The Best Places to Live and Work as a Moviemaker 2018: Big Cities

Annual Lists

15. Houston, Texas

Classic films shot in Houston over the years include Urban Cowboy, Reality Bites, Rushmore, and Richard Linklater’s Boyhood. Keeping that tradition alive will require invested young Houstonites, and local filmmaker Michelle Mower (The Preacher’s Sin) offers praise for organizations such as Southwest Alternate Media Project (SWAMP) and Women In Film and Television for nurturing Houston’s young talent and connecting them to the industry. She also calls attention to local venues where indie moviemakers can screen films and see the work of colleagues, such as the MFAH, Aurora Picture Show and 14 Pews. Mower has candid thoughts for the city’s decision-makers, as well:

“For mid-tiered filmmakers like myself, who’ve achieved some level of success, there are very few resources that incentivize us to stay and build careers,” she says. “Lack of a real industry infrastructure, tax incentives and access to local media limit what a filmmaker in Houston can achieve locally. If Houston wants a Linklater or a Rodriguez-level filmmaker to work here, they must invest in local talent and infrastructure and get Houston media to pay closer attention to our stories.”

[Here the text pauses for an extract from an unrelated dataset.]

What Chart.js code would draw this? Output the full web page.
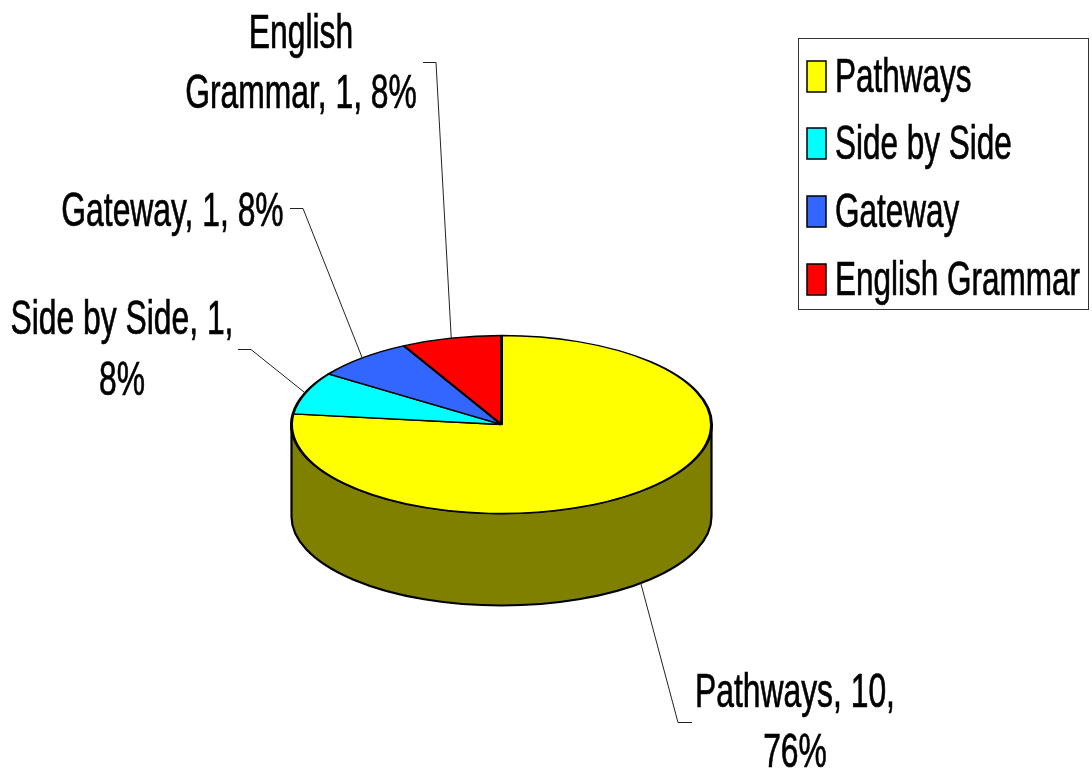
<!DOCTYPE html>
<html><head><meta charset="utf-8">
<style>html,body{margin:0;padding:0;background:#fff}#w{width:1092px;height:775px}canvas{display:block}</style>
<script src="https://cdn.jsdelivr.net/npm/chart.js@4"></script></head>
<body><div id="w"><canvas id="c" width="1092" height="775"></canvas></div>
<script>
const categories = ["Pathways", "Side by Side", "Gateway", "English Grammar"];
const values = [10, 1, 1, 1];
const percentLabels = ["76%", "8%", "8%", "8%"];
const sliceColors = ["#FFFF00", "#00FFFF", "#3366FF", "#FF0000"];
const rimColors = ["#808000", "#008080", "#1A3380", "#800000"];

const FONT = '48px "Liberation Sans"';
const LABEL_NARROW = 0.663, LEGEND_NARROW = 0.656;
const RY = 89, DEPTH = 92;
// splitAt: character count of the first line of each wrapped data label
const labelLayout = [
  {splitAt:13, x:795, y:[707,767], elbow:[678,722,692,722], depth:true},
  {splitAt:16, x:122, y:[334,395], elbow:[251,349,238,349]},
  {splitAt:0, x:172.5, y:[226], elbow:[303,208,290,208]},
  {splitAt:7, x:301, y:[48,108], elbow:[436,62,423,62]}
];
const legendBox = {x:798.5,y:38.5,w:290,h:271,swatchX:807,swatchW:19,swatchH:31,textX:835,baselines:[92,159,227,295]};

function labelLines(i, splitAt){
  const full = `${categories[i]}, ${values[i]}, ${percentLabels[i]}`;
  return splitAt ? [full.slice(0,splitAt).trim(), full.slice(splitAt).trim()] : [full];
}
function narrowText(ctx,text,x,y,align,sx){
  ctx.save();
  ctx.translate(x,y); ctx.scale(sx,1);
  ctx.textAlign=align; ctx.textBaseline='alphabetic';
  ctx.font=FONT; ctx.fillStyle='#000'; ctx.strokeStyle='#000'; ctx.lineWidth=0.7;
  ctx.fillText(text,0,0); ctx.strokeText(text,0,0);
  ctx.restore();
}

const pie3d = {
  id:'pie3d',
  beforeDatasetsDraw(chart){
    const ctx = chart.ctx, arcs = chart.getDatasetMeta(0).data;
    ctx.save();
    arcs.forEach((a,i)=>{
      const s = Math.max(a.startAngle,0), e = Math.min(a.endAngle,Math.PI);
      if (e <= s) return;
      ctx.beginPath();
      ctx.ellipse(a.x, a.y, a.outerRadius, RY, 0, s, e);
      ctx.ellipse(a.x, a.y+DEPTH, a.outerRadius, RY, 0, e, s, true);
      ctx.closePath();
      ctx.fillStyle = rimColors[i]; ctx.fill();
      ctx.strokeStyle = '#000'; ctx.lineWidth = 2.2; ctx.stroke();
    });
    ctx.restore();
    ctx.save();
    const a = arcs[0];
    ctx.translate(a.x, a.y); ctx.scale(1,RY/a.outerRadius); ctx.translate(-a.x,-a.y);
  },
  afterDatasetsDraw(chart){
    const ctx = chart.ctx, arcs = chart.getDatasetMeta(0).data;
    ctx.restore();
    ctx.save();
    ctx.strokeStyle = '#222'; ctx.lineWidth = 1;
    labelLayout.forEach((t,i)=>{
      const a = arcs[i], m = (a.startAngle+a.endAngle)/2;
      const px = a.x + a.outerRadius*Math.cos(m);
      const py = a.y + RY*Math.sin(m) + (t.depth ? DEPTH : 0);
      ctx.beginPath(); ctx.moveTo(px,py);
      ctx.lineTo(t.elbow[0],t.elbow[1]+.5); ctx.lineTo(t.elbow[2],t.elbow[3]+.5); ctx.stroke();
      labelLines(i,t.splitAt).forEach((ln,j)=>narrowText(ctx,ln,t.x,t.y[j],'center',LABEL_NARROW));
    });
    const L = legendBox;
    ctx.strokeStyle='#333'; ctx.lineWidth=1;
    ctx.strokeRect(L.x,L.y,L.w,L.h);
    categories.forEach((c,i)=>{
      const b=L.baselines[i];
      ctx.fillStyle=sliceColors[i]; ctx.fillRect(L.swatchX,b-L.swatchH,L.swatchW,L.swatchH);
      ctx.strokeStyle='#000'; ctx.lineWidth=1.5; ctx.strokeRect(L.swatchX,b-L.swatchH,L.swatchW,L.swatchH);
      narrowText(ctx,c,L.textX,b,'left',LEGEND_NARROW);
    });
    ctx.restore();
  }
};

new Chart(document.getElementById('c'),{
  type:'pie',
  data:{labels:categories,datasets:[{data:values,backgroundColor:sliceColors,borderColor:'#000',borderWidth:3}]},
  options:{
    responsive:false,animation:false,
    layout:{padding:{left:290,top:213,bottom:139,right:379}},
    plugins:{tooltip:{enabled:false},legend:{display:false}}
  },
  plugins:[pie3d]
});
</script></body></html>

Cost of living in the country’s aerospace capital remains cheap, with housing costs 37.4 percent below national average and living costs at 20.8 percent below average, and as one would expect from a large city, the cultural menu is limitless—over 100 languages are spoken by Houston’s residents. The city also offers in-kind incentives and program grants, with local incentives offered on a project-by-project basis. Texas offers cash grants for a percentage of a production’s expenditure in state, in Houston’s case between 7.5 and 22.5 percent.

A commercial production for the agency ELL Creative gets rolling in Houston. Photograph by Craig Busch.